What you are asked to do: For the listing below, give the count of lines containing "matplotlib", and no other text.

Given information:
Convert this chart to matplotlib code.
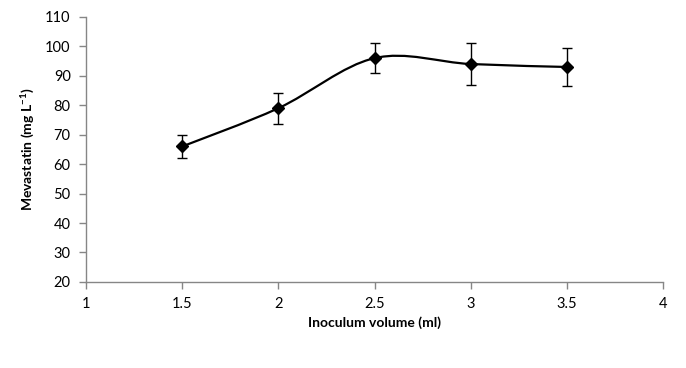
import numpy as np
import matplotlib
matplotlib.use("Agg")
from matplotlib import pyplot as plt
from matplotlib.path import Path
from matplotlib.patches import PathPatch

# Messdaten
volume = [1.5, 2.0, 2.5, 3.0, 3.5]
mevastatin = [66, 79, 96, 94, 93]
err = [4, 5.2, 5, 7, 6.5]

x_ticks = [1, 1.5, 2, 2.5, 3, 3.5, 4]
y_ticks = [20, 30, 40, 50, 60, 70, 80, 90, 100, 110]

plt.rcParams['font.family'] = ['Lato', 'DejaVu Sans']
plt.rcParams['mathtext.fontset'] = 'custom'
plt.rcParams['mathtext.rm'] = 'Lato'
plt.rcParams['mathtext.bf'] = 'Lato:bold'

fig = plt.figure(figsize=(6.86, 3.68), dpi=100)
ax = fig.add_axes([0.1254, 0.234, 0.8411, 0.72])

# geglaettete Linie (Excel-artige Bezier-Kurve)
xs = np.array(volume, dtype=float)
ys = np.array(mevastatin, dtype=float)
verts = [(xs[0], ys[0])]
codes = [Path.MOVETO]
n = len(xs)
for i in range(n - 1):
    i0 = max(i - 1, 0)
    i3 = min(i + 2, n - 1)
    c1 = (xs[i] + (xs[i + 1] - xs[i0]) / 6, ys[i] + (ys[i + 1] - ys[i0]) / 6)
    c2 = (xs[i + 1] - (xs[i3] - xs[i]) / 6, ys[i + 1] - (ys[i3] - ys[i]) / 6)
    verts += [c1, c2, (xs[i + 1], ys[i + 1])]
    codes += [Path.CURVE4] * 3
ax.add_patch(PathPatch(Path(verts, codes), fill=False, edgecolor='black', lw=1.6, zorder=2))

ax.errorbar(volume, mevastatin, yerr=err, fmt='none', ecolor='black',
            elinewidth=1.0, capsize=3.5, capthick=1.0, zorder=3)
ax.plot(volume, mevastatin, 'D', color='black', markersize=6.5, zorder=4)

ax.set_xlim(1, 4)
ax.set_ylim(20, 110)
ax.set_xticks(x_ticks)
ax.set_xticklabels(['1', '1.5', '2', '2.5', '3', '3.5', '4'])
ax.set_yticks(y_ticks)

for s in ['top', 'right']:
    ax.spines[s].set_visible(False)
for s in ['left', 'bottom']:
    ax.spines[s].set_color('#868686')
    ax.spines[s].set_linewidth(1.0)
ax.tick_params(direction='out', color='#868686', length=5, width=1.0,
               labelsize=10.5, labelcolor='black', pad=6)

ax.set_xlabel('Inoculum volume (ml)', fontsize=10, fontweight='bold', labelpad=4)
ax.set_ylabel(r'Mevastatin (mg L$^{\mathbf{-1}}$)', fontsize=10, fontweight='bold', labelpad=7)

fig.savefig('out.png', dpi=100)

Expected output: 6